RCF is a subclass of Random Forests and some of the critical criteria for choosing the RCF models in OpenSearch correspond to light footprint, accuracy, explainability as well as the ability of fast streaming updates where models are not rebuilt from scratch on every new observation [1]. Technically, RCF uses the theme of stochastic coupling in a strong sense — where assuming one has sampled from a distribution of trees, the update preserves the distributional assumption. Just as streaming algorithms can support continuous learning without additional expansive pipelines, RCF 1.0 supports some examples of continuous learning over Random Forests. However as is typical in many streaming algorithms, the existing RCF 1.0 library does not address stop-store-reload-and-go behavior well. Trees are more complicated data structures in comparison to hash tables and the repeated reloading of ensemble forests impacts scalability. Furthermore there are multiple potential tradeoffs between representation and update efficiency for trees. RCF 2.0 threads that tradeoff needle – on synthetic benchmarks, available with the library, the model size reduces by 5-10x and speed of serialization/deserialization increases by an order of magnitude in comparison to RCF 1.0, thereby improving the scalability of HCAD and potentially reducing cost.

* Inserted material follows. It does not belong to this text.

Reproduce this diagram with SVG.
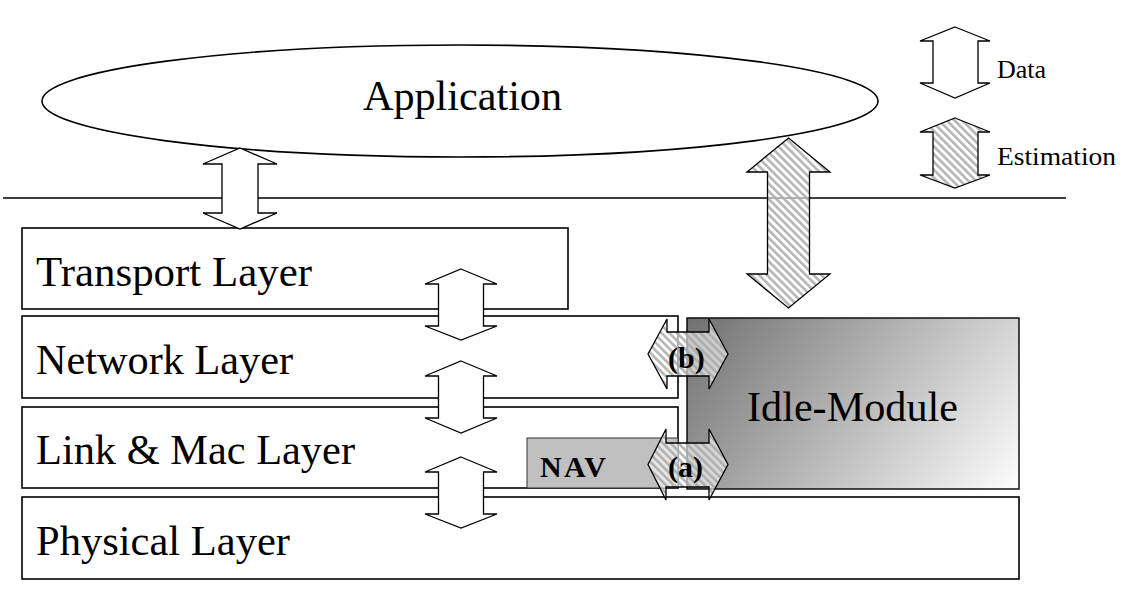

RCF 2.0 provides a new compact, efficiently serializable ensemble forest that supports the application where the forest itself can be a streamed input in addition to new data. Before discussing the improvements, let us reconsider RCFs in greater detail for a moment. The central tenet behind RCF had been to “make ingest faster and move complexity to the inference step” [5]. This was achieved by stochastic coupling mentioned earlier. RCF 2.0 doubles down on the same idea, and “attempt to make updates information theoretically leaner” instead of just improving computational speed. Random Forests are traditionally viewed as top-down partitioning algorithms; a collection of points are recursively partitioned based on some criterion. RCF 1.0 espoused a similar conceptual top-down view for updates, but inference (by necessity) was bottom up. RCF 2.0 reuses stochastic coupling to simulate the top down update via a bottom up process — ensuring that the end result of the new update is distributionally indistinguishable from the conceptual top-down model update. As a consequence, RCF 2.0 avoids the necessity of storing bounding boxes at every node, and can recreate exactly those bounding boxes which are necessary. This provides a significant reduction of heap memory and allows greater multitenancy of models. On the aforementioned synthetic benchmarks, the heap memory improvement ranges from 1.5x to 7x, with corresponding changes in throughput (based on input parameters, not necessarily linear). In the specific parameter settings of HCAD in OpenSearch, there appears to be a 2-4x improvement in heap size, allowing greater scalability. Stay tuned for the upcoming releases for more specific details.

RCF 2.0 provides a few additional benefits. A model can be restored to exactly replicate an unrestored model which may be of independent use from a broader systems perspective. From an inference perspective, the functions remain mostly unchanged — the extrapolation is refactored to expose intermediate computations which act as if providing a conditional field which is likely to be use in the future. We reiterate that anomaly detection is typically the mere tip of the proverbial iceberg and the starting point of inquiry [5]. A typical use case of detection is followed up with variety of explanatory queries such as predicted/imputed value, density around the point, nearest neighbor — and indeed multitudes of good anomaly detection algorithms exist which leverage these explanatory facets to detect anomalies. However this provides a very interesting opportunity. Suppose that there is an unspecified statistical measure that indicates anomalousness in some scenario; suppose further we have a reasonably good dynamic anomaly detection algorithm over streaming data — then it stands to reason that the dynamic data structures and information used by said streaming anomaly detector should contain relevant information about that unspecified measure. This therefore can be a reasonable recipe to provide a streaming algorithm for that same said measure by reusing the dynamic data structure with minimal extra effort. And drawing on inspirations from Random Forests, this opens up a broad array of possibilities.The RCF library provides some examples of dynamic imputation, dynamic density estimation and dynamic near neighbors, as mentioned above. The interested reader can try out the Apache 2.0 library available at [6].

This task of finding a vanishing-needle-in-an-everchanging-haystack; deriving ephemeral insights from data, possibly with some approximation, as the data is being observed and transformed on the fly, is a core aspiration of both streaming analytics and OpenSearch. Size and scalability of ML/Analytics models remains a challenging frontier and insights from streaming algorithms provides useful tools. The sequential decision making in streaming, where we decide on processing the current input completely before seeing the next input, is the ultimate what-you-compute-is-what-you-have in the context of analytics. Costs, latencies, and general behavior is significantly more predictable with a streaming approach and the possibility of dynamic computation of different measures provides exciting opportunities ahead for analytics in OpenSearch.